Sealing surface <NUM> is a smooth portion of carousel outer side <NUM>, in the sealing area for seal <NUM> in various operating elevations of carousel <NUM>. Overflow outlet <NUM> is located in sealing surface <NUM>. Overflow inlet <NUM> can be located anywhere below seal <NUM> when carousel <NUM> is in the normal operating elevation. Overflow inlet <NUM> can e.g. be in carousel floor <NUM>.

<FIG> is a cutaway view of another cable carousel <NUM> according to the invention, supported by another pool <NUM> according to the invention. The outer portion of carousel <NUM> in <FIG> is identical to carousel <NUM> in <FIG>. In addition, carousel <NUM> in <FIG> has an inner side <NUM> defining a carousel central opening <NUM>, and pool <NUM> has an inner wall <NUM> defining a pool centre portion <NUM>. Carousel inner side <NUM> surrounds pool inner wall <NUM>, i.e. pool centre portion <NUM> is located in carousel central opening <NUM>. Pool centre portion <NUM> is shown as an empty space. It can, however, be anything that is not in conflict with pool <NUM> or carousel <NUM>, e.g., a foundation for a lifting crane or a platform.
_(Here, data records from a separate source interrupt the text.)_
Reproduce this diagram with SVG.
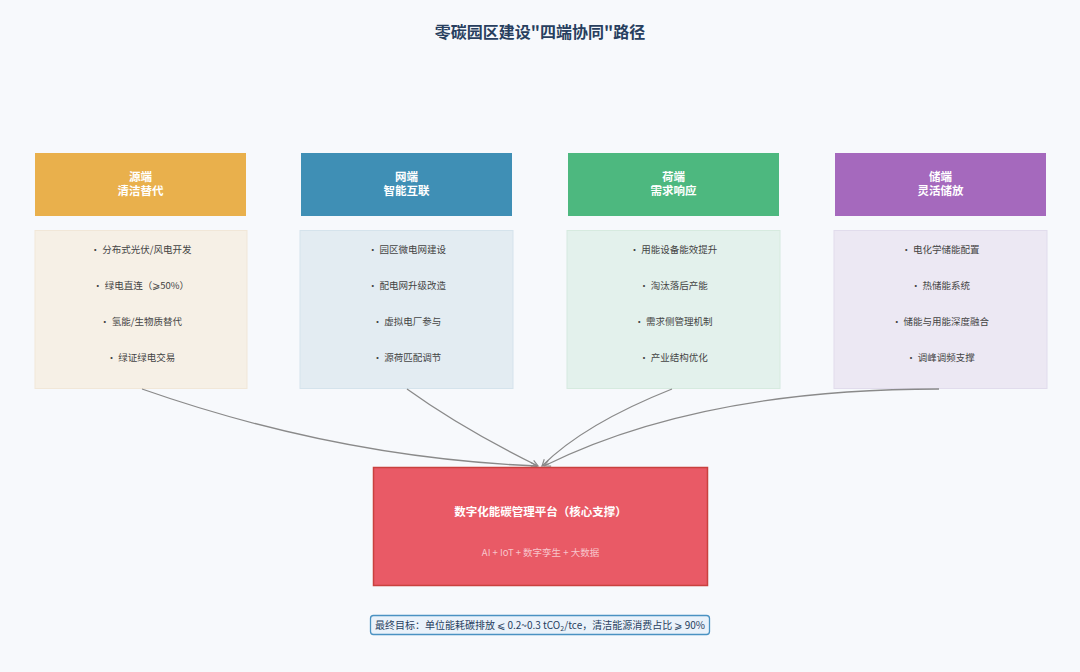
<svg xmlns="http://www.w3.org/2000/svg" width="1080" height="672" viewBox="0 0 1080 672">
<defs>
<style>
.t{font-family:"Noto Sans CJK SC","Noto Sans",sans-serif;}
.title{font-size:16px;font-weight:700;fill:#283f5f;text-anchor:middle;}
.hd{font-size:11.5px;font-weight:700;fill:#ffffff;text-anchor:middle;}
.it{font-size:9.5px;fill:#444;text-anchor:middle;}
.pt{font-size:11.5px;font-weight:700;fill:#ffffff;text-anchor:middle;}
.ps{font-size:9.5px;fill:#f7c5cb;text-anchor:middle;}
.ft{font-size:10px;fill:#283f5f;text-anchor:middle;}
.conn{fill:none;stroke:#8a8a8a;stroke-width:1.3;}
</style>
<marker id="arr" viewBox="0 0 10 10" refX="9" refY="5" markerWidth="8" markerHeight="8" orient="auto" markerUnits="userSpaceOnUse">
<path d="M1,1 L9,5 L1,9" fill="none" stroke="#8a8a8a" stroke-width="1.5"/>
</marker>
</defs>
<rect width="1080" height="672" fill="#f7f9fc"/>
<text class="t title" x="540" y="38">零碳园区建设"四端协同"路径</text>

<g id="node-source">
<rect x="35" y="153" width="211" height="63" fill="#e9b04c"/>
<text class="t hd" x="140.5" y="181">源端</text>
<text class="t hd" x="140.5" y="195">清洁替代</text>
<rect x="35" y="230.5" width="212" height="158" fill="#f6f0e6" stroke="#f1e7d8" stroke-width="1"/>
<text class="t it" x="141" y="253">· 分布式光伏/风电开发</text>
<text class="t it" x="141" y="289">· 绿电直连（⩾50%）</text>
<text class="t it" x="141" y="325">· 氢能/生物质替代</text>
<text class="t it" x="141" y="361">· 绿证绿电交易</text>
</g>

<g id="node-grid">
<rect x="301" y="153" width="211" height="63" fill="#3f8fb5"/>
<text class="t hd" x="406.5" y="181">网端</text>
<text class="t hd" x="406.5" y="195">智能互联</text>
<rect x="300" y="230.5" width="213" height="158" fill="#e3ecf2" stroke="#d5e3ec" stroke-width="1"/>
<text class="t it" x="407" y="253">· 园区微电网建设</text>
<text class="t it" x="407" y="289">· 配电网升级改造</text>
<text class="t it" x="407" y="325">· 虚拟电厂参与</text>
<text class="t it" x="407" y="361">· 源荷匹配调节</text>
</g>

<g id="node-load">
<rect x="568" y="153" width="211" height="63" fill="#4db87f"/>
<text class="t hd" x="673.5" y="181">荷端</text>
<text class="t hd" x="673.5" y="195">需求响应</text>
<rect x="567" y="230.5" width="213" height="158" fill="#e3f1ec" stroke="#d6eadf" stroke-width="1"/>
<text class="t it" x="673.5" y="253">· 用能设备能效提升</text>
<text class="t it" x="673.5" y="289">· 淘汰落后产能</text>
<text class="t it" x="673.5" y="325">· 需求侧管理机制</text>
<text class="t it" x="673.5" y="361">· 产业结构优化</text>
</g>

<g id="node-storage">
<rect x="835" y="153" width="211" height="63" fill="#a569bd"/>
<text class="t hd" x="940.5" y="181">储端</text>
<text class="t hd" x="940.5" y="195">灵活储放</text>
<rect x="834" y="230.5" width="213" height="158" fill="#ece8f3" stroke="#e1dcec" stroke-width="1"/>
<text class="t it" x="940.5" y="253">· 电化学储能配置</text>
<text class="t it" x="940.5" y="289">· 热储能系统</text>
<text class="t it" x="940.5" y="325">· 储能与用能深度融合</text>
<text class="t it" x="940.5" y="361">· 调峰调频支撑</text>
</g>

<g id="connectors">
<path class="conn" d="M142,389 Q339,458 537,466" marker-end="url(#arr)"/>
<path class="conn" d="M407,389 Q461,428 538,466" marker-end="url(#arr)"/>
<path class="conn" d="M672,389 Q584,424 542,466" marker-end="url(#arr)"/>
<path class="conn" d="M939,389 Q700,389 544,466" marker-end="url(#arr)"/>
</g>

<g id="node-platform">
<rect x="373.5" y="467.5" width="334" height="118" fill="#e95a66" stroke="#c9413f" stroke-width="1.5"/>
<text class="t pt" x="540.5" y="516">数字化能碳管理平台（核心支撑）</text>
<text class="t ps" x="540.5" y="556">AI + IoT + 数字孪生 + 大数据</text>
</g>

<g id="node-goal">
<rect x="370.5" y="615.5" width="339" height="19" rx="3" fill="#eaf2fa" stroke="#4a92c2" stroke-width="1.3"/>
<text class="t ft" x="540" y="629">最终目标：单位能耗碳排放 ⩽ 0.2~0.3 tCO<tspan font-size="7" dy="2">2</tspan><tspan dy="-2">/tce，清洁能源消费占比 ⩾ 90%</tspan></text>
</g>
</svg>
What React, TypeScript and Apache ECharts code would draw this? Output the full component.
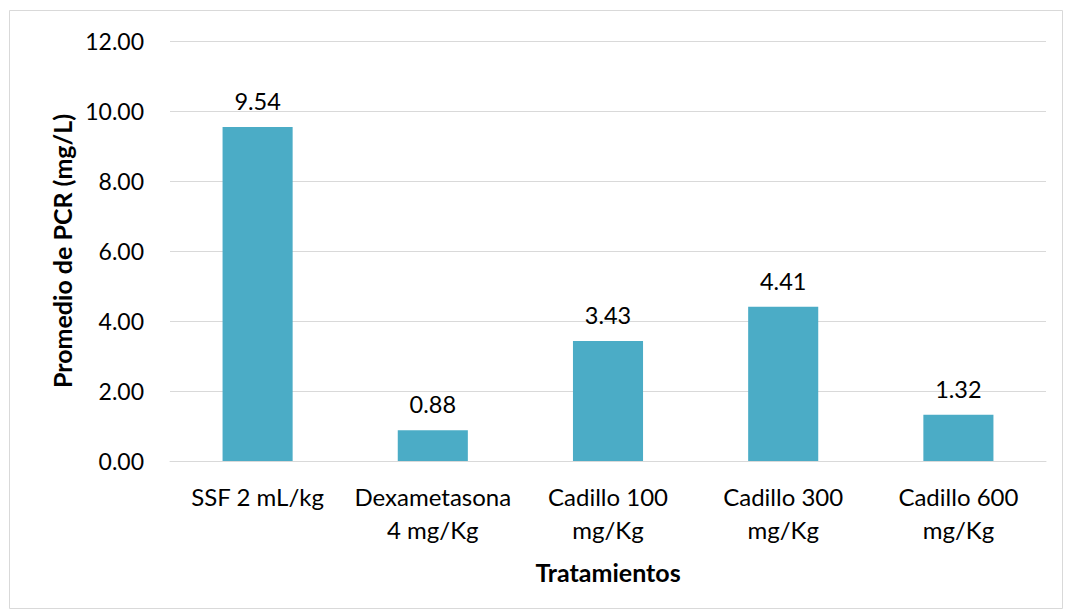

An inner seal <NUM> between carousel inner side <NUM> and pool inner wall <NUM> seals between them and maintains the pressure in closed chamber <NUM>.

Claim 1:
An apparatus for storing cable, comprising:
- a cable carousel (<NUM>) rotatable about a vertical axis (<NUM>);
- rotating means (<NUM>) for rotating (<NUM>) the carousel (<NUM>) about the vertical axis (<NUM>), for allowing winding cable (<NUM>) on the carousel (<NUM>) and unwinding cable (<NUM>) from the carousel (<NUM>);
- a pool (<NUM>) defined by a bottom (<NUM>) and an outer wall (<NUM>); wherein the carousel (<NUM>) is received in the pool (<NUM>);
characterized in that the apparatus further comprises:
- a seal (<NUM>) arranged in a pool gap (<NUM>) between an outer side (<NUM>) of the carousel (<NUM>) and the pool outer wall (<NUM>); portions of the carousel (<NUM>) below the seal (<NUM>) are liquidtight; the seal (<NUM>), the portions of the carousel (<NUM>) below the seal (<NUM>), the pool bottom (<NUM>), and the pool outer wall (<NUM>) thereby define a closed chamber (<NUM>); and
pressurised liquid in the closed chamber (<NUM>) provides a positive pressure for supporting the carousel (<NUM>) and allowing rotation (<NUM>) of the carousel (<NUM>); and
- hold-down means (<NUM>, <NUM>, <NUM>, <NUM>) for holding down the carousel (<NUM>), to keep the carousel (<NUM>) horizontal; wherein the hold-down means are vertically adjustable (<NUM>, <NUM>), to adjust the elevation of the carousel (<NUM>).